Am 21.11.25 um 21:35 schrieb Rafael J. Wysocki:
On Thu, Nov 20, 2025 at 4:41 AM Armin Wolf <[email protected]> wrote:
Drivers registering thermal zone/cooling devices are currently unable
to tell the thermal core what parent device the new thermal zone/
cooling device should have, potentially causing issues with suspend
ordering
This is one potential class of problems that may arise, but I would
like to see a real example of this.
As it stands today, thermal_class has no PM callbacks, so there are no
callback execution ordering issues with devices in that class and what
other suspend/resume ordering issues are there?
Correct, that is why i said "potentially".
Also, the suspend and resume of thermal zones is handled via PM
notifiers. Is there a problem with this?
The problem with PM notifiers is that thermal zones stop working even before
user space is frozen. Freezing user space might take a lot of time, so having
no thermal management during this period is less than ideal.
This problem would not occur when using dev_pm_ops, as thermal zones would be
suspended after user space has been frozen successfully. Additionally, when
using
dev_pm_ops we can get rid of thermal_pm_suspended, as the device core already
mandates
that no new devices (including thermal zones and cooling devices) be registered
during
a suspend/resume cycle.
Replacing the PM notifiers with dev_pm_ops would of course be a optimization
with
its own patch series.
and making it impossible for user space applications to
associate a given thermal zone device with its parent device.
Why does user space need to know the parent of a given cooling device
or thermal zone?
Lets say that we have two thermal zones registered by two instances of the
Intel Wifi driver. User space is currently unable to find out which thermal zone
belongs to which Wifi adapter, as both thermal zones have the (nearly) same type string
("iwlwifi[0-X]").
This problem would be solved once we populate the parent device pointer inside
the thermal zone
device, as user space can simply look at the "device" symlink to determine the
parent device behind
a given thermal zone device.
Additionally, being able to access the acpi_handle of the parent device will be
necessary for the
ACPI thermal zone driver to support cooling devices other than ACPI fans and
ACPI processors.
This patch series aims to fix this issue by extending the functions
used to register thermal zone/cooling devices to also accept a parent
device pointer. The first six patches convert all functions used for
registering cooling devices, while the functions used for registering
thermal zone devices are converted by the remaining two patches.
I tested this series on various devices containing (among others):
- ACPI thermal zones
- ACPI processor devices
- PCIe cooling devices
- Intel Wifi card
- Intel powerclamp
- Intel TCC cooling
What exactly did you do to test it?
I tested:
- the thermal zone temperature readout
- correctness of the new sysfs links
- suspend/resume
I also verified that ACPI thermal zones still bind with the ACPI fans.
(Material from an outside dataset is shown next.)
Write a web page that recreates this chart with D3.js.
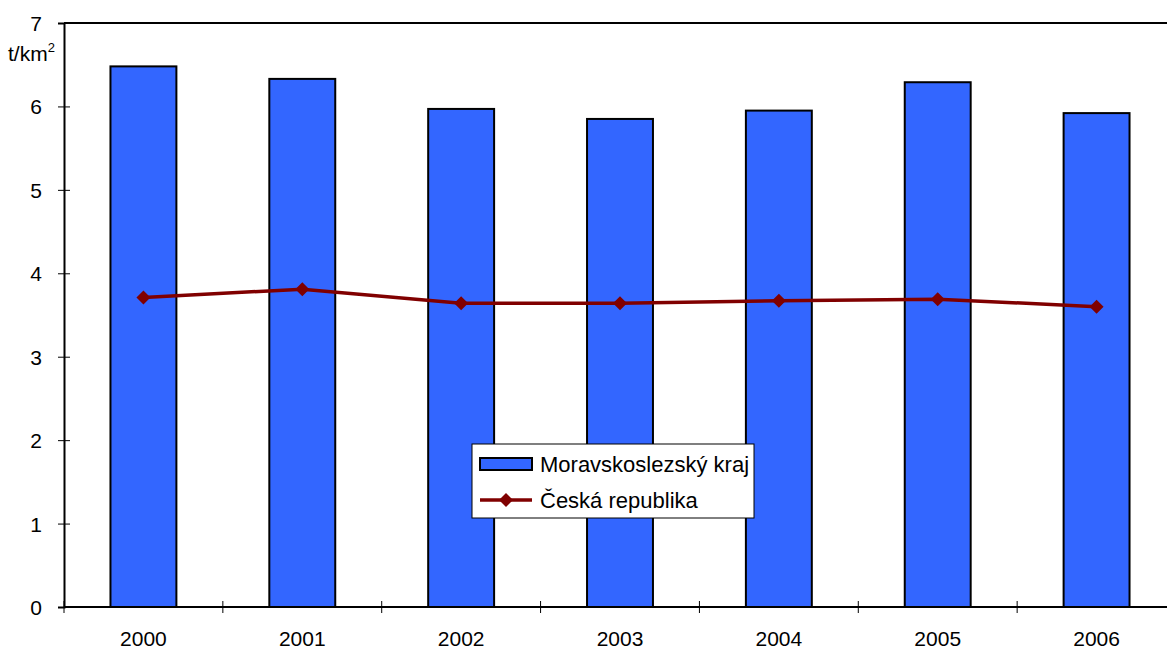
<!DOCTYPE html>
<html>
<head>
<meta charset="utf-8">
<script src="https://cdn.jsdelivr.net/npm/d3@7"></script>
<style>
  body { margin:0; background:#fff; }
  .plot { width:1167px; height:650px; overflow:hidden; }
  text { font-family: "Liberation Sans", Arial, sans-serif; fill:#000; }
</style>
</head>
<body>
<div class="plot"></div>
<script>
var years = ['2000','2001','2002','2003','2004','2005','2006'];
var moravskoslezsky = [6.48, 6.33, 5.97, 5.85, 5.95, 6.29, 5.92];
var ceskaRepublika = [3.71, 3.81, 3.64, 3.64, 3.67, 3.69, 3.60];
var yTicks = [0,1,2,3,4,5,6,7];

var m = {t:23, l:64, b:43},
    w = 1112,
    h = 650 - m.t - m.b;

var svg = d3.select('.plot').append('svg')
    .attr('width',1167)
    .attr('height',650);

var plot = svg.append('g')
    .attr('transform','translate('+m.l+','+m.t+')');

var x = d3.scaleBand().domain(years).range([0,w]).paddingInner(0.585).paddingOuter(0.2925);
var y = d3.scaleLinear().domain([0,7]).range([h,0]);

// top border of plot area
plot.append('line').attr('x1',0).attr('x2',w).attr('y1',0).attr('y2',0)
    .attr('stroke','#000').attr('stroke-width',2);

// bars
plot.selectAll('rect.bar')
    .data(moravskoslezsky)
    .enter()
    .append('rect')
    .attr('class','bar')
    .attr('x',function(d,i){return x(years[i])})
    .attr('y',function(d){return y(d)})
    .attr('width',x.bandwidth())
    .attr('height',function(d){return h - y(d)})
    .attr('fill','#3366ff')
    .attr('stroke','#000')
    .attr('stroke-width',2);

// y axis
var yAxis = plot.append('g')
    .call(d3.axisLeft(y).tickValues(yTicks).tickSize(6).tickPadding(16).tickFormat(d3.format('d')));
yAxis.select('.domain').attr('stroke','#000').attr('stroke-width',2);
yAxis.selectAll('.tick line').attr('stroke','#000').attr('x2',6).attr('x1',-6);
yAxis.selectAll('text').attr('font-size',null).style('font-size','21px').attr('dy','0.36em');

// x axis
var step = x.step();
var xAxis = plot.append('g')
    .attr('transform','translate(0,'+h+')');
xAxis.append('line').attr('x1',0).attr('x2',w).attr('stroke','#000').attr('stroke-width',2);
xAxis.selectAll('line.tick')
    .data(d3.range(years.length))
    .enter()
    .append('line')
    .attr('x1',function(i){return i*step}).attr('x2',function(i){return i*step})
    .attr('y1',-6).attr('y2',6)
    .attr('stroke','#000').attr('stroke-width',1);
xAxis.selectAll('text')
    .data(years)
    .enter()
    .append('text')
    .attr('x',function(d){return x(d)+x.bandwidth()/2})
    .attr('y',39)
    .attr('text-anchor','middle')
    .style('font-size','21px')
    .text(function(d){return d});

// line series
var line = d3.line()
    .x(function(d,i){return x(years[i])+x.bandwidth()/2})
    .y(function(d){return y(d)});

plot.append('path')
    .datum(ceskaRepublika)
    .attr('d',line)
    .attr('fill','none')
    .attr('stroke','#800000')
    .attr('stroke-width',3.5);

var diamond = 'M0,-7L7,0L0,7L-7,0Z';
plot.selectAll('path.pt')
    .data(ceskaRepublika)
    .enter()
    .append('path')
    .attr('class','pt')
    .attr('d',diamond)
    .attr('transform',function(d,i){return 'translate('+(x(years[i])+x.bandwidth()/2)+','+y(d)+')'})
    .attr('fill','#800000');

// unit label
var unit = svg.append('text').attr('x',8).attr('y',61).style('font-size','21px');
unit.append('tspan').text('t/km');
unit.append('tspan').attr('dy',-9).style('font-size','13px').text('2');

// legend
var lg = svg.append('g').attr('transform','translate(472,444)');
lg.append('rect').attr('width',282).attr('height',74)
    .attr('fill','#fff').attr('stroke','#000').attr('stroke-width',1);
lg.append('rect').attr('x',8).attr('y',14).attr('width',52).attr('height',12)
    .attr('fill','#3366ff').attr('stroke','#000').attr('stroke-width',2);
lg.append('text').attr('x',68).attr('y',28).style('font-size','22px').text('Moravskoslezský kraj');
lg.append('line').attr('x1',8).attr('x2',60).attr('y1',56).attr('y2',56)
    .attr('stroke','#800000').attr('stroke-width',3.5);
lg.append('path').attr('d',diamond).attr('transform','translate(34,56)').attr('fill','#800000');
lg.append('text').attr('x',68).attr('y',64).style('font-size','22px').text('Česká republika');
</script>
</body>
</html>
I also compile-tested the remaining affected drivers, however i would
still be happy if the relevant maintainers (especially those of the
mellanox ethernet switch driver) could take a quick glance at the
code and verify that i am using the correct device as the parent
device.
I think that the above paragraph is not relevant any more?
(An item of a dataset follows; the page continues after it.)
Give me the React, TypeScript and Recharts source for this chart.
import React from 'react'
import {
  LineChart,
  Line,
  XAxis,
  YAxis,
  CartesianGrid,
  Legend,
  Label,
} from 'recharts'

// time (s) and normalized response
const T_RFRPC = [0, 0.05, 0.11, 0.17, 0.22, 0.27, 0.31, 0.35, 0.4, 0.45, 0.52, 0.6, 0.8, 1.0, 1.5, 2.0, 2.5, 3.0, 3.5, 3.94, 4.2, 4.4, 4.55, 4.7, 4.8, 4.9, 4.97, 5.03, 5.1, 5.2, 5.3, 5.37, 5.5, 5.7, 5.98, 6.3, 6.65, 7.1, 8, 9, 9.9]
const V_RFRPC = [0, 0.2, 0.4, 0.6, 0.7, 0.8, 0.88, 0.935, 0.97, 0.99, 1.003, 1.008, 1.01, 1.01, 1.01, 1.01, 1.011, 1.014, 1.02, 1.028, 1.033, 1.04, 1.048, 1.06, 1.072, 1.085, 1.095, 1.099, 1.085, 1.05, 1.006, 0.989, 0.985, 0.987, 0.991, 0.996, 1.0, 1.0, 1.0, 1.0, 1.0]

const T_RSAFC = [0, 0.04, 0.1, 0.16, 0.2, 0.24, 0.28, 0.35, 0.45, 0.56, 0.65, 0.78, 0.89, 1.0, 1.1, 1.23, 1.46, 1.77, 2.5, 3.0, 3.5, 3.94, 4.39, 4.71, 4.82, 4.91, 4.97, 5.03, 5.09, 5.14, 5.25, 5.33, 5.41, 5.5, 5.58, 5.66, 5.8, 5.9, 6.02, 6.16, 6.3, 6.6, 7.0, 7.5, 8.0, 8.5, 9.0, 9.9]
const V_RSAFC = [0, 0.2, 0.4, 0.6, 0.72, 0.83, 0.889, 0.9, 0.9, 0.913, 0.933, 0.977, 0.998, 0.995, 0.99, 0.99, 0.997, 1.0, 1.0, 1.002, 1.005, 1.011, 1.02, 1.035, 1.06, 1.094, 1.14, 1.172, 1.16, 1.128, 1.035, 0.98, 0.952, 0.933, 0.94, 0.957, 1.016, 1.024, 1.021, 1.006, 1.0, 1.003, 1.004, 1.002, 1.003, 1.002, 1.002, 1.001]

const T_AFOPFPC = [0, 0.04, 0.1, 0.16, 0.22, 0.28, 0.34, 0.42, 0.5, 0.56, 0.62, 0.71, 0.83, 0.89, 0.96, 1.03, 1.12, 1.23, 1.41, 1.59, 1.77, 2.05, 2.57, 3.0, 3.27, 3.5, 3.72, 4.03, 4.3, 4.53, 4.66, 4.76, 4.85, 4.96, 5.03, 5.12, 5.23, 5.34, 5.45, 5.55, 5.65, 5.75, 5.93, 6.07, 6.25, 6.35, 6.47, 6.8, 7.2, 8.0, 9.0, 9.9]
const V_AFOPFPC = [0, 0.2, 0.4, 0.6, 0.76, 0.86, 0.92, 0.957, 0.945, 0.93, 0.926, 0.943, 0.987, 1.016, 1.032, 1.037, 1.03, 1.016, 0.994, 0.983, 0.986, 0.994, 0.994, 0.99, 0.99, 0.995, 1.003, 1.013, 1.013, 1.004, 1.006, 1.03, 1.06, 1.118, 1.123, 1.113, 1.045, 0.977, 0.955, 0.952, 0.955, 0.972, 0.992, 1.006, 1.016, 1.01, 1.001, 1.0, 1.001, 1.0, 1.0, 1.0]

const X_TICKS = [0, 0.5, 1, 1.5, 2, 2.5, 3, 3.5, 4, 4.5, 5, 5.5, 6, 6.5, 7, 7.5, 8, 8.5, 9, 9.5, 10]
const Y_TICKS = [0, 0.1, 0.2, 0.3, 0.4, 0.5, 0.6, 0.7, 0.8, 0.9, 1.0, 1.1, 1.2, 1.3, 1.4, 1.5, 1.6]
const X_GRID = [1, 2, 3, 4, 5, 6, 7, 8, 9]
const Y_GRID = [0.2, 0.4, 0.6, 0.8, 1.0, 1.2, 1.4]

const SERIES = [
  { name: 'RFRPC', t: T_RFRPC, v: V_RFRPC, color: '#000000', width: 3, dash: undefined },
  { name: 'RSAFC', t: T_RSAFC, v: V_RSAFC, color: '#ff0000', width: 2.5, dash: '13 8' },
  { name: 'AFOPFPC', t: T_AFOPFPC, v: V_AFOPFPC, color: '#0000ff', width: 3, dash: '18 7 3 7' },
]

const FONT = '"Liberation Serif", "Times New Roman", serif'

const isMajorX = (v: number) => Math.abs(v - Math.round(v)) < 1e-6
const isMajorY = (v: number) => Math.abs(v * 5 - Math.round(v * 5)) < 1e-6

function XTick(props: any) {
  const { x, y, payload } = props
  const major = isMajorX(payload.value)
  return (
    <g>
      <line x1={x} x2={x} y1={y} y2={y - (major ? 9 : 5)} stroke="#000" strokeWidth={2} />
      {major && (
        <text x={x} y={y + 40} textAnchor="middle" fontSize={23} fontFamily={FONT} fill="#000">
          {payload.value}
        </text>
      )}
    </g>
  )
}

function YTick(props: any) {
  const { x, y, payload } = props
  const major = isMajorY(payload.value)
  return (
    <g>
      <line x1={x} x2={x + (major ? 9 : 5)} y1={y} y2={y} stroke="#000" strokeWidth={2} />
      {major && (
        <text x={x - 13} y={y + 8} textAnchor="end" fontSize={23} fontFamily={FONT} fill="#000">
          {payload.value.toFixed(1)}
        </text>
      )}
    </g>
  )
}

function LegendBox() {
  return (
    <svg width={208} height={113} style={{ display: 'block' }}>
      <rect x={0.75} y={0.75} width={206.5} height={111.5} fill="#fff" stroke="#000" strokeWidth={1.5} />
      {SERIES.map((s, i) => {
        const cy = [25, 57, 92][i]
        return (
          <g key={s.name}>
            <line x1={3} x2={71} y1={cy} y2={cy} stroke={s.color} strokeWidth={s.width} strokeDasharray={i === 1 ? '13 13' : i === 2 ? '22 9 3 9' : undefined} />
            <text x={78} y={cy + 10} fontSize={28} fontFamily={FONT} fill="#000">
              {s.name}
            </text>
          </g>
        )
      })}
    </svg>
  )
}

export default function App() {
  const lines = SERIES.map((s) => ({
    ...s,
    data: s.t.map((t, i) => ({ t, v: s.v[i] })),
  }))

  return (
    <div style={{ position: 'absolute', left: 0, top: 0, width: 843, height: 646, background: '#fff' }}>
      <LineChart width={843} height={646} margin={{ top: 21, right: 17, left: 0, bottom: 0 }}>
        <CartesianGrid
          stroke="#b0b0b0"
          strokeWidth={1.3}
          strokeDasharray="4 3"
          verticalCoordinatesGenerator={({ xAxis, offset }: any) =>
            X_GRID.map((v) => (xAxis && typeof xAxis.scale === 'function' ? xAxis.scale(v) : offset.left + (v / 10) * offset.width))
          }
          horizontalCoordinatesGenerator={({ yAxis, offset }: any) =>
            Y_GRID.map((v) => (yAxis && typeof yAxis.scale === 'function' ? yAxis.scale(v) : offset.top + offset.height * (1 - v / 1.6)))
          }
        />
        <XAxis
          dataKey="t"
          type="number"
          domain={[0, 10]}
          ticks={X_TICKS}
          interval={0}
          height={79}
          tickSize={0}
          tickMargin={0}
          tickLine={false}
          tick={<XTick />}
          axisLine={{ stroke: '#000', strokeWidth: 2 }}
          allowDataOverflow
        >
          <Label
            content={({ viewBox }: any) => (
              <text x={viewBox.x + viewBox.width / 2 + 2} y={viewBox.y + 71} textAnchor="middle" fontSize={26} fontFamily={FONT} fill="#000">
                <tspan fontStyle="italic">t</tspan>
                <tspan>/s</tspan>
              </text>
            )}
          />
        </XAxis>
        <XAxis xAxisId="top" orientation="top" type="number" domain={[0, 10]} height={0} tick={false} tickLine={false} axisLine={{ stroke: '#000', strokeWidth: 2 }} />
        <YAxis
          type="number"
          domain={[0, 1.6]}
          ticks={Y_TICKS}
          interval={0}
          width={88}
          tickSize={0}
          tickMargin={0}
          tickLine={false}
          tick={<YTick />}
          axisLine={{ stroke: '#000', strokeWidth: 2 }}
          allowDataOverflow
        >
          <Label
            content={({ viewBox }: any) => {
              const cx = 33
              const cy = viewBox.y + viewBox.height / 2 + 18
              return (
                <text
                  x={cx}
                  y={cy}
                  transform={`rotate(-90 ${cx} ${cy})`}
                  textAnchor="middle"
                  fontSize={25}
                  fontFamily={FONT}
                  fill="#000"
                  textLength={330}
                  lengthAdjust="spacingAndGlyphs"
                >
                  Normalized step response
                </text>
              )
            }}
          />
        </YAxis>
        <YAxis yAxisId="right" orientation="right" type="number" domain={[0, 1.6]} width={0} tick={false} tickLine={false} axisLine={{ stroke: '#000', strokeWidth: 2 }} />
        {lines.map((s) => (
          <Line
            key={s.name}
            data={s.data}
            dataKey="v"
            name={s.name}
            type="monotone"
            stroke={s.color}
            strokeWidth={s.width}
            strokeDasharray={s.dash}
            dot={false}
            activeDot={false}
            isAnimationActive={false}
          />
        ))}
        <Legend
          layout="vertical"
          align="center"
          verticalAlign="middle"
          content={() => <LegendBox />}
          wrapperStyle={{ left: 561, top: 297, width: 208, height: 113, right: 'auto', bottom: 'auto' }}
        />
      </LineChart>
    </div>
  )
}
You are right, however i originally meant to CC the mellanox maintainers as
i was a bit unsure about the changes i made to their driver. I will rework
this section in the next revision and CC the mellanox maintainers.
This work is also necessary for extending the ACPI thermal zone driver
to support the _TZD ACPI object in the future.
I'm still unsure why _TZD support requires the ability to set a
thermal zone parent device.
_TZD allows the ACPI thermal zone to bind to cooling devices other than ACPI
fans
and ACPI processors, like ACPI batteries. This however will currently not work
as
the ACPI thermal zone driver uses the private drvdata of the cooling device to
determine if said cooling device should bind. This only works for ACPI fans and
processors due to the fact that those drivers store a ACPI device pointer inside
drvdata, something the ACPI thermal zone expects.
As we cannot require all cooling devices to store an ACPI device pointer inside
their drvdata field in order to support ACPI, we must use a more generic
approach.
I was thinking about using the acpi_handle of the parent device instead of
messing
with the drvdata field, but this only works if the parent device pointer of the
cooling device is populated.
(Cooling devices without a parent device would then be ignored by the ACPI
thermal
zone driver, as such cooling devices cannot be linked to ACPI).
Signed-off-by: Armin Wolf <[email protected]>
---
Armin Wolf (8):
thermal: core: Allow setting the parent device of cooling devices
thermal: core: Set parent device in thermal_of_cooling_device_register()
ACPI: processor: Stop creating "device" sysfs link
That link is not to the cooling devices' parent, but to the ACPI
device object (a struct acpi_device) that corresponds to the parent.
The parent of the cooling device should be the processor device, not
its ACPI companion, so I'm not sure why there would be a conflict.
From the perspective of the Linux device core, a parent device does not have to
be
a "physical" device. In the case of the ACPI processor driver, the ACPI device
is used,
so the cooling device registered by said driver belongs to the ACPI device. I
agree
that using the Linux processor device would make more sense, but this will
require
changes inside the ACPI processor driver.
As for the "device" symlink: The conflict would be a naming conflict, as both
"device" symlinks
(the one created by the ACPI processor driver and the one created by the device
core) will
be created in the same directory (which is the directory of the cooling device).
ACPI: fan: Stop creating "device" sysfs link
ACPI: video: Stop creating "device" sysfs link
Analogously in the above two cases AFAICS.
The parent of a cooling device should be a "physical" device object,
like a platform device or a PCI device or similar, not a struct
acpi_device (which in fact is not a device even).
From the perspective of the Linux device core, a ACPI device is a perfectly
valid device.
I agree that using a platform device or PCI device is better, but this already
happens
inside the ACPI fan driver (platform device).
Only the ACPI video driver created a "device" sysfs link that points to the
ACPI device
instead of the PCI device. I just noticed that i accidentally changed this by
using the
PCI device as the parent device for the cooling device.
If you want then we can keep this change.
thermal: core: Set parent device in thermal_cooling_device_register()
ACPI: thermal: Stop creating "device" sysfs link
And this link is to the struct acpi_device representing the thermal zone itself.
Correct, the ACPI thermal zone driver is a ACPI driver, meaning that he binds to
ACPI devices. Because of this all (thermal zone) devices created by an instance
of
said driver are descendants of the ACPI device said instance is bound to.
We can of course convert the ACPI thermal zone driver into a platform driver,
but
this would be a separate patch series.
thermal: core: Allow setting the parent device of thermal zone devices
I'm not sure if this is a good idea, at least until it is clear what
the role of a thermal zone parent device should be.
Take a look at my explanation with the Intel Wifi driver.
Thanks,
Armin Wolf